### Exercise prompt
Extract the lines of the material below, beginning with the first and ending with the line that holds "ax.spines[s].set_linewidth(1.5)". Skip every picture.

********************

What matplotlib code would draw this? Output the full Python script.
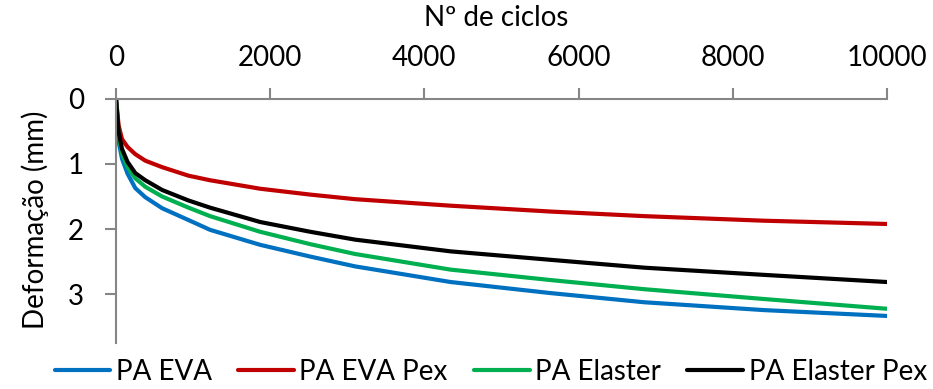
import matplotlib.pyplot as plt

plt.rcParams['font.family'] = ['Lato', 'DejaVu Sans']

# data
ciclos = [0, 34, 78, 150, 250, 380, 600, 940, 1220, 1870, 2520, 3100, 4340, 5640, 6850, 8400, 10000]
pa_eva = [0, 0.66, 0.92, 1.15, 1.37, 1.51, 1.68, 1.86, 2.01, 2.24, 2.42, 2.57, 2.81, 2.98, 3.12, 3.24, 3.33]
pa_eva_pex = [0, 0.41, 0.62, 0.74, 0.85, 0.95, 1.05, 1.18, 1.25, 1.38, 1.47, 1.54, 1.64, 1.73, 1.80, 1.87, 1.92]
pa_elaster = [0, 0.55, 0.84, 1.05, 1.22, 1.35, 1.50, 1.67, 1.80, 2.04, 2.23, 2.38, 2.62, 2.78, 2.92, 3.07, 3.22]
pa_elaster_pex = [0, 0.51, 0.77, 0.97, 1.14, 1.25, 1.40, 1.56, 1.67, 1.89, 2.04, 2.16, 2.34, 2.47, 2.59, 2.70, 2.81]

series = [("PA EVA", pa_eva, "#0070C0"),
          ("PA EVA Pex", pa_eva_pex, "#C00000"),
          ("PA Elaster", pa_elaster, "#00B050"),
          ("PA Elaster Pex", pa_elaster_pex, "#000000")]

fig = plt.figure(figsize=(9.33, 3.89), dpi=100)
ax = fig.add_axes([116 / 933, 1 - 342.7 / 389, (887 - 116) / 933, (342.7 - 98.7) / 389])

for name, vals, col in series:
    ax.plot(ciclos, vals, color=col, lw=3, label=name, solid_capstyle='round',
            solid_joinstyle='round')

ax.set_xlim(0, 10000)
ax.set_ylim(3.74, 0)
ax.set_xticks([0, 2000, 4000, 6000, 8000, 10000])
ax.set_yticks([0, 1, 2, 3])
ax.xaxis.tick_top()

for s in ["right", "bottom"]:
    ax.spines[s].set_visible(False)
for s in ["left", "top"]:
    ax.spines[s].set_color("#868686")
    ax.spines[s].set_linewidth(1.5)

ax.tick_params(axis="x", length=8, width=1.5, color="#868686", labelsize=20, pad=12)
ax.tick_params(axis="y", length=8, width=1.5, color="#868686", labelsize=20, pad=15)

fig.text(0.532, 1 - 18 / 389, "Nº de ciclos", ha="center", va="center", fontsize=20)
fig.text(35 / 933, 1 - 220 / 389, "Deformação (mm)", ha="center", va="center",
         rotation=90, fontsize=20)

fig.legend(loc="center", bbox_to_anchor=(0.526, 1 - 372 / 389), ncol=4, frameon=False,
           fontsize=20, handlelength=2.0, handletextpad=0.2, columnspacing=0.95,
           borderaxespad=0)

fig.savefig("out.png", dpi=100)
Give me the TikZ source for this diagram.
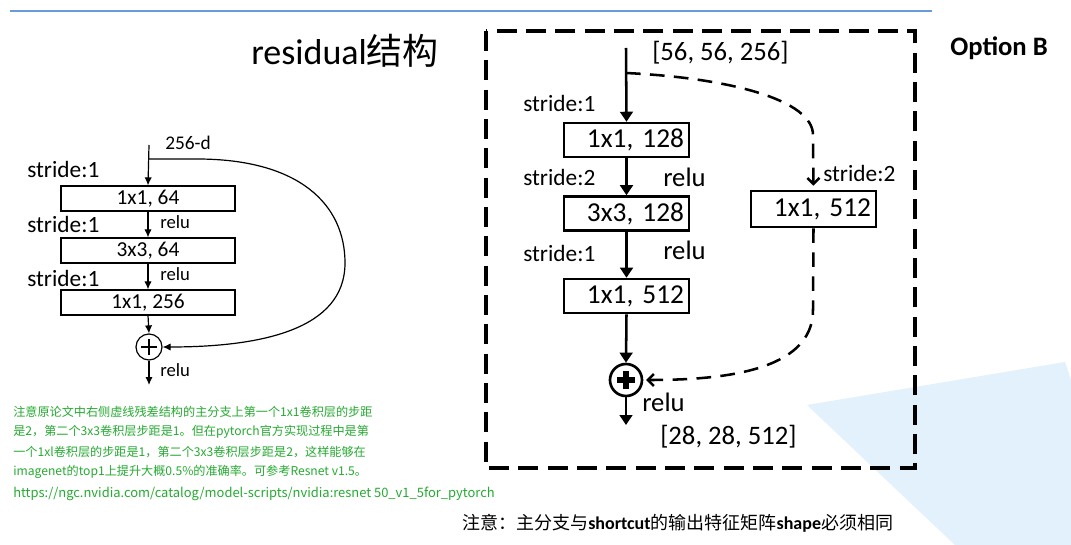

********************

### Exercise answer
What matplotlib code would draw this? Output the full Python script.
import matplotlib.pyplot as plt

plt.rcParams['font.family'] = ['Lato', 'DejaVu Sans']

# data
ciclos = [0, 34, 78, 150, 250, 380, 600, 940, 1220, 1870, 2520, 3100, 4340, 5640, 6850, 8400, 10000]
pa_eva = [0, 0.66, 0.92, 1.15, 1.37, 1.51, 1.68, 1.86, 2.01, 2.24, 2.42, 2.57, 2.81, 2.98, 3.12, 3.24, 3.33]
pa_eva_pex = [0, 0.41, 0.62, 0.74, 0.85, 0.95, 1.05, 1.18, 1.25, 1.38, 1.47, 1.54, 1.64, 1.73, 1.80, 1.87, 1.92]
pa_elaster = [0, 0.55, 0.84, 1.05, 1.22, 1.35, 1.50, 1.67, 1.80, 2.04, 2.23, 2.38, 2.62, 2.78, 2.92, 3.07, 3.22]
pa_elaster_pex = [0, 0.51, 0.77, 0.97, 1.14, 1.25, 1.40, 1.56, 1.67, 1.89, 2.04, 2.16, 2.34, 2.47, 2.59, 2.70, 2.81]

series = [("PA EVA", pa_eva, "#0070C0"),
          ("PA EVA Pex", pa_eva_pex, "#C00000"),
          ("PA Elaster", pa_elaster, "#00B050"),
          ("PA Elaster Pex", pa_elaster_pex, "#000000")]

fig = plt.figure(figsize=(9.33, 3.89), dpi=100)
ax = fig.add_axes([116 / 933, 1 - 342.7 / 389, (887 - 116) / 933, (342.7 - 98.7) / 389])

for name, vals, col in series:
    ax.plot(ciclos, vals, color=col, lw=3, label=name, solid_capstyle='round',
            solid_joinstyle='round')

ax.set_xlim(0, 10000)
ax.set_ylim(3.74, 0)
ax.set_xticks([0, 2000, 4000, 6000, 8000, 10000])
ax.set_yticks([0, 1, 2, 3])
ax.xaxis.tick_top()

for s in ["right", "bottom"]:
    ax.spines[s].set_visible(False)
for s in ["left", "top"]:
    ax.spines[s].set_color("#868686")
    ax.spines[s].set_linewidth(1.5)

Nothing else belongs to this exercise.